DATA LINES:
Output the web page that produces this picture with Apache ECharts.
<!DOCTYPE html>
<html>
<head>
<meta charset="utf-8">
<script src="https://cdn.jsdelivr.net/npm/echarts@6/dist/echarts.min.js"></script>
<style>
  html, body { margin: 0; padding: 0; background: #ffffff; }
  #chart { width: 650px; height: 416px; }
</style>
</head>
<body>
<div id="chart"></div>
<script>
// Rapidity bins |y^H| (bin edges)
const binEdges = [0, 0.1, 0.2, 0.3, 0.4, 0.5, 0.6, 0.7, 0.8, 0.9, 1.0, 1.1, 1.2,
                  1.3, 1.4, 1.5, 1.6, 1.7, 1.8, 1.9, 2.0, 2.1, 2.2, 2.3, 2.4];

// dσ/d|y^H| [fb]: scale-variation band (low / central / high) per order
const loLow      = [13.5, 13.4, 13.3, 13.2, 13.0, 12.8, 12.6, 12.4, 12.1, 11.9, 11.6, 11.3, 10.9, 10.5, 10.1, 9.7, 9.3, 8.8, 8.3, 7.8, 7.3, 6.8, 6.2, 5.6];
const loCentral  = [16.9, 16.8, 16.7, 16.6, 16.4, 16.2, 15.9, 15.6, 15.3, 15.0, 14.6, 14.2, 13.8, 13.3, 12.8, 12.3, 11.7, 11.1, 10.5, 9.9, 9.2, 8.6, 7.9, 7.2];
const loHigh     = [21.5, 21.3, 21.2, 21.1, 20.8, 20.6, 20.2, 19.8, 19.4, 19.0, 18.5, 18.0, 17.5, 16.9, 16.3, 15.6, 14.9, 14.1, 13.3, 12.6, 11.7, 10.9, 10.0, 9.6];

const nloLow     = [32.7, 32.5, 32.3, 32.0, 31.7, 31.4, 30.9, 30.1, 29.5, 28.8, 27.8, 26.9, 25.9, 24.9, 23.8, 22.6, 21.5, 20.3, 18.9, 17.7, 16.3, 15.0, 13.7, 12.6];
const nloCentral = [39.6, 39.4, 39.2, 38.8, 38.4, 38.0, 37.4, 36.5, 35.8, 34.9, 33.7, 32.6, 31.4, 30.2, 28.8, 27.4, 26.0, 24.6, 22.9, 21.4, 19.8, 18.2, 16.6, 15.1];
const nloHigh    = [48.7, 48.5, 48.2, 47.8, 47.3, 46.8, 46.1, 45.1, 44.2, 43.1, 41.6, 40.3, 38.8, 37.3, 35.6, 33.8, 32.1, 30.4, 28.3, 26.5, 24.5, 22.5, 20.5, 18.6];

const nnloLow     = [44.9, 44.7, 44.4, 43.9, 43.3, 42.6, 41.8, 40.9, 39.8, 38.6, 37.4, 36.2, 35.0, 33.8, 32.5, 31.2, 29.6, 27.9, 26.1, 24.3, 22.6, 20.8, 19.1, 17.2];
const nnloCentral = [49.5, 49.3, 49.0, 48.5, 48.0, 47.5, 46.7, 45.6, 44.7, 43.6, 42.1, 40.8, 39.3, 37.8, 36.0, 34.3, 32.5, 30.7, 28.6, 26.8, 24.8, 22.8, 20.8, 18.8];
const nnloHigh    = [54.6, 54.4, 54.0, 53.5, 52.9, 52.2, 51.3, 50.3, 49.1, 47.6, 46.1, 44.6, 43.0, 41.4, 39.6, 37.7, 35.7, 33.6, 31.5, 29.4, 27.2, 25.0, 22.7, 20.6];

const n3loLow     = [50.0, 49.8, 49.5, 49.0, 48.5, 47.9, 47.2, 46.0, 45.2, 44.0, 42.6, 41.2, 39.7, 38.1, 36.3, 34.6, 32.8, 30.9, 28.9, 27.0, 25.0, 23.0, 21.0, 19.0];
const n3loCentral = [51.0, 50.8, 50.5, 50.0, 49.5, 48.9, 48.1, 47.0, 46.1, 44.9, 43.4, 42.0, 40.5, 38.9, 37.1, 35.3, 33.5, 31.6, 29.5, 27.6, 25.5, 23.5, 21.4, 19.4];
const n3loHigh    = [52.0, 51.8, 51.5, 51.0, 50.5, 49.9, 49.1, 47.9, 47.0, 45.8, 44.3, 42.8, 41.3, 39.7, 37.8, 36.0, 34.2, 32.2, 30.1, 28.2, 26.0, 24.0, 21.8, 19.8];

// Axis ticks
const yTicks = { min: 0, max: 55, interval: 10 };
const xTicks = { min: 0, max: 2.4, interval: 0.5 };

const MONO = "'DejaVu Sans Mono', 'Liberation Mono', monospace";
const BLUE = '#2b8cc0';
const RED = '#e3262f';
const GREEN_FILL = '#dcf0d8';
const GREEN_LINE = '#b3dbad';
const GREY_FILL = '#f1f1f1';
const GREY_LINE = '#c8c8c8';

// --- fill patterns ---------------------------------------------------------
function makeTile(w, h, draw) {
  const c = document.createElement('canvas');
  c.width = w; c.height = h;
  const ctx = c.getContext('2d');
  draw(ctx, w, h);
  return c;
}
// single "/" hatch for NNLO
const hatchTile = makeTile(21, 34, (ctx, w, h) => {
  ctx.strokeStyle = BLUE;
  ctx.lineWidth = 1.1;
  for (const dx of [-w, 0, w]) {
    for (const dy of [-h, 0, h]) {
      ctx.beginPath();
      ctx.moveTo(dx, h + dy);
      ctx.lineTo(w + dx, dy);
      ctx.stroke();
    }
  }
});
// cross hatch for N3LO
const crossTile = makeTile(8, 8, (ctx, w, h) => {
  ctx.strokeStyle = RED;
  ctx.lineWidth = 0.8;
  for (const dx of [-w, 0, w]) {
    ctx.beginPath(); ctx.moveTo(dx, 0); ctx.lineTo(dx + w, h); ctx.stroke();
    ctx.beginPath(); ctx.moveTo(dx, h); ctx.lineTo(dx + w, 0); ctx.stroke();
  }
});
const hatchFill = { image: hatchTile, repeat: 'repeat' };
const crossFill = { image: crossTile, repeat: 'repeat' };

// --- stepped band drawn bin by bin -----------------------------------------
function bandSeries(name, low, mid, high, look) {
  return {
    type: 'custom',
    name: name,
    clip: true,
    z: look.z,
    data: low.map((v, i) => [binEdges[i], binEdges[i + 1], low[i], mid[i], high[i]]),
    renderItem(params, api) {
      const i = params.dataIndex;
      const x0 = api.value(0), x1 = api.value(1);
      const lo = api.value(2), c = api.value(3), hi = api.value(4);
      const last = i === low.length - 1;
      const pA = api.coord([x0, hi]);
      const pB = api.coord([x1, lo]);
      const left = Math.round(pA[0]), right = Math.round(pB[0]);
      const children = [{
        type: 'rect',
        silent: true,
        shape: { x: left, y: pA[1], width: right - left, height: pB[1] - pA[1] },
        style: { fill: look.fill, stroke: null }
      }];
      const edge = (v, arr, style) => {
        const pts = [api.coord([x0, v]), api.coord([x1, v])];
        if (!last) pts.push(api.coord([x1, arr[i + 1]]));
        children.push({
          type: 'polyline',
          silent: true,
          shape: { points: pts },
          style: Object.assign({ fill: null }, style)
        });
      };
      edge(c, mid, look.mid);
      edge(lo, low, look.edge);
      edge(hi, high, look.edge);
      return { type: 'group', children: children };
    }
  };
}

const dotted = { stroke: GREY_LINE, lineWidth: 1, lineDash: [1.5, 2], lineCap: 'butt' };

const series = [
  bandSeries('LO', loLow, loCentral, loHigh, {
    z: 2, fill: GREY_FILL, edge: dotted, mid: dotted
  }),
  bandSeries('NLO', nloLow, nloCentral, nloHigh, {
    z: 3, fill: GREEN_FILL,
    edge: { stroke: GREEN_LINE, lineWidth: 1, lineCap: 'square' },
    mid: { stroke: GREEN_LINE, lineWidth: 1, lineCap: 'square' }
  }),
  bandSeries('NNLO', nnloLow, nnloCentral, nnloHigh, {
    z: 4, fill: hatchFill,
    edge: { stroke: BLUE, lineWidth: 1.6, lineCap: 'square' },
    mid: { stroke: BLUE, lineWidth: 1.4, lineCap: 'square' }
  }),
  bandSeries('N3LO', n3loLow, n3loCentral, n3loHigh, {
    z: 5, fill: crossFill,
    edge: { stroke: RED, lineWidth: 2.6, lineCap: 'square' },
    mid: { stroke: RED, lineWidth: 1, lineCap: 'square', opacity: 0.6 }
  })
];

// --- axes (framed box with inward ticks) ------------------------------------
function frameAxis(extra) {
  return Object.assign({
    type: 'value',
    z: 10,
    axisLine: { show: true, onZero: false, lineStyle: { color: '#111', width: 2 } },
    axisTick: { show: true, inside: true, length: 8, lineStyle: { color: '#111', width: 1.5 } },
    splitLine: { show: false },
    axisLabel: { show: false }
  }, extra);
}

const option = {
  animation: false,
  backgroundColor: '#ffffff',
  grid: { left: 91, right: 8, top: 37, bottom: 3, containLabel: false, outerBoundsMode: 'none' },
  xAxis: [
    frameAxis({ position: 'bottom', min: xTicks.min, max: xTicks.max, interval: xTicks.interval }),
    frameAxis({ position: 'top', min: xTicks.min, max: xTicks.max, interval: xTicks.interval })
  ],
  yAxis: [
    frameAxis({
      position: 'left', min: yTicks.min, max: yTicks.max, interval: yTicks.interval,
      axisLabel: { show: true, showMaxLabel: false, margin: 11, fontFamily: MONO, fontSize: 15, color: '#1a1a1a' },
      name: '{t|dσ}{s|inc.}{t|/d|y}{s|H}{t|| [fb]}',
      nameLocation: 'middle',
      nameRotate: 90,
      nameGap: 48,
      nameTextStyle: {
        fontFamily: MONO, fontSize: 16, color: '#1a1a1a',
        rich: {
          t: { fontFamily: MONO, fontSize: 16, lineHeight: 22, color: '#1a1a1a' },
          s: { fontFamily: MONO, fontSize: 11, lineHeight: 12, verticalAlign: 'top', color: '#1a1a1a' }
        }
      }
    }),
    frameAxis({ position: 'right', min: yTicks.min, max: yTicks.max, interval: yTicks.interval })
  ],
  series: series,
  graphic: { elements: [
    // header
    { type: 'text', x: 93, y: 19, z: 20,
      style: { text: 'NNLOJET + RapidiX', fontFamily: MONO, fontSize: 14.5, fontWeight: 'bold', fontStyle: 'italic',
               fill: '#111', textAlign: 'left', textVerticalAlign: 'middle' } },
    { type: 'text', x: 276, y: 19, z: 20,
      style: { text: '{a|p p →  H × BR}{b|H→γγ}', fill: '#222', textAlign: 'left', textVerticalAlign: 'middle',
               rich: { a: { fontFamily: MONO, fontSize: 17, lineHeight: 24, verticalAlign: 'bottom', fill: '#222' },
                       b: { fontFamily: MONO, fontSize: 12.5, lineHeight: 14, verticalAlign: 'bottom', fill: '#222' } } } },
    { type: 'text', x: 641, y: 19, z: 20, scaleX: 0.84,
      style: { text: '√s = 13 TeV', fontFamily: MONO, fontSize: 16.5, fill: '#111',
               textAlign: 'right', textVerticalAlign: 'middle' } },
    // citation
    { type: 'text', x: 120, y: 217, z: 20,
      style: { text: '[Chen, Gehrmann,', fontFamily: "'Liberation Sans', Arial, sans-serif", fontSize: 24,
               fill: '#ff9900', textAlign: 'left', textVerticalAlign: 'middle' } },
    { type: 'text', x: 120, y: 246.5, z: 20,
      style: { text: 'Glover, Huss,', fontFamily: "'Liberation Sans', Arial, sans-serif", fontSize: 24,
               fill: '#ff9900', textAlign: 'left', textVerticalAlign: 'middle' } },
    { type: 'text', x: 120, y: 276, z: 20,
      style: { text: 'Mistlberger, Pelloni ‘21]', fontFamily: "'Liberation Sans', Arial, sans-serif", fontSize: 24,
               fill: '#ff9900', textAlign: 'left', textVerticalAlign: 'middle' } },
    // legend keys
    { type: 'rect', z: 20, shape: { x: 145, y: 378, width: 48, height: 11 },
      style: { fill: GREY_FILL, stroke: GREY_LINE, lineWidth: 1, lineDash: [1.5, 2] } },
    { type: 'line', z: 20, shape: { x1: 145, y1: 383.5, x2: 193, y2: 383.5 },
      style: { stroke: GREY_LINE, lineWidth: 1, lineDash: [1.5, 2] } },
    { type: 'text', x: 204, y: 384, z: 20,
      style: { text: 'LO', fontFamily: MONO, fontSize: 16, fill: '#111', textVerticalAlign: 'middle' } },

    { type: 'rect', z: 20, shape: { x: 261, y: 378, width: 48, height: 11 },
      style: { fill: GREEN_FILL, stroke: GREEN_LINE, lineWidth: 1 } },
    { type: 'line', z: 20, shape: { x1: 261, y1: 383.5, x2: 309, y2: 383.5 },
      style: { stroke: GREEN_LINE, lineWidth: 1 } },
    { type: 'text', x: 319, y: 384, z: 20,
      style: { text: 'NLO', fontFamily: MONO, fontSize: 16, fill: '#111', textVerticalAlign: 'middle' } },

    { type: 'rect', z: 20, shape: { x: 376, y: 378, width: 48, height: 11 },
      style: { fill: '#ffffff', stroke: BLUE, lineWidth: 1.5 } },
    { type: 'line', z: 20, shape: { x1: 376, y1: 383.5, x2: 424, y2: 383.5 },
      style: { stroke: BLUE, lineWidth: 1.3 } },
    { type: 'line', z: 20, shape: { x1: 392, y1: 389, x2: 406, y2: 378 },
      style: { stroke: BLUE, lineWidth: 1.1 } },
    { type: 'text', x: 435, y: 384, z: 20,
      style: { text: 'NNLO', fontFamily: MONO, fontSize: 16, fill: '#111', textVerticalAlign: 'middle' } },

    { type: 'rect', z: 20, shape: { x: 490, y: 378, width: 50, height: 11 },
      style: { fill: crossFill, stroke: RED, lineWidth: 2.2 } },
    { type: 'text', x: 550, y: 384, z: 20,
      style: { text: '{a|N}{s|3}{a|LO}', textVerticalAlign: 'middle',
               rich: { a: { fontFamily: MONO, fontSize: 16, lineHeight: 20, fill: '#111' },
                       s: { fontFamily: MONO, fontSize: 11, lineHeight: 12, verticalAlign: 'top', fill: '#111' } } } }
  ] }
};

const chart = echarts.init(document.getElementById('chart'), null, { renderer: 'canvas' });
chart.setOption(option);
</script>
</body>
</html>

WHAT IS NEEDED:
In the listing above, reproduce the first line and each one after it through the line that contains "10.9, 10.0, 9.6];".

THE RESULT:
Output the web page that produces this picture with Apache ECharts.
<!DOCTYPE html>
<html>
<head>
<meta charset="utf-8">
<script src="https://cdn.jsdelivr.net/npm/echarts@6/dist/echarts.min.js"></script>
<style>
  html, body { margin: 0; padding: 0; background: #ffffff; }
  #chart { width: 650px; height: 416px; }
</style>
</head>
<body>
<div id="chart"></div>
<script>
// Rapidity bins |y^H| (bin edges)
const binEdges = [0, 0.1, 0.2, 0.3, 0.4, 0.5, 0.6, 0.7, 0.8, 0.9, 1.0, 1.1, 1.2,
                  1.3, 1.4, 1.5, 1.6, 1.7, 1.8, 1.9, 2.0, 2.1, 2.2, 2.3, 2.4];

// dσ/d|y^H| [fb]: scale-variation band (low / central / high) per order
const loLow      = [13.5, 13.4, 13.3, 13.2, 13.0, 12.8, 12.6, 12.4, 12.1, 11.9, 11.6, 11.3, 10.9, 10.5, 10.1, 9.7, 9.3, 8.8, 8.3, 7.8, 7.3, 6.8, 6.2, 5.6];
const loCentral  = [16.9, 16.8, 16.7, 16.6, 16.4, 16.2, 15.9, 15.6, 15.3, 15.0, 14.6, 14.2, 13.8, 13.3, 12.8, 12.3, 11.7, 11.1, 10.5, 9.9, 9.2, 8.6, 7.9, 7.2];
const loHigh     = [21.5, 21.3, 21.2, 21.1, 20.8, 20.6, 20.2, 19.8, 19.4, 19.0, 18.5, 18.0, 17.5, 16.9, 16.3, 15.6, 14.9, 14.1, 13.3, 12.6, 11.7, 10.9, 10.0, 9.6];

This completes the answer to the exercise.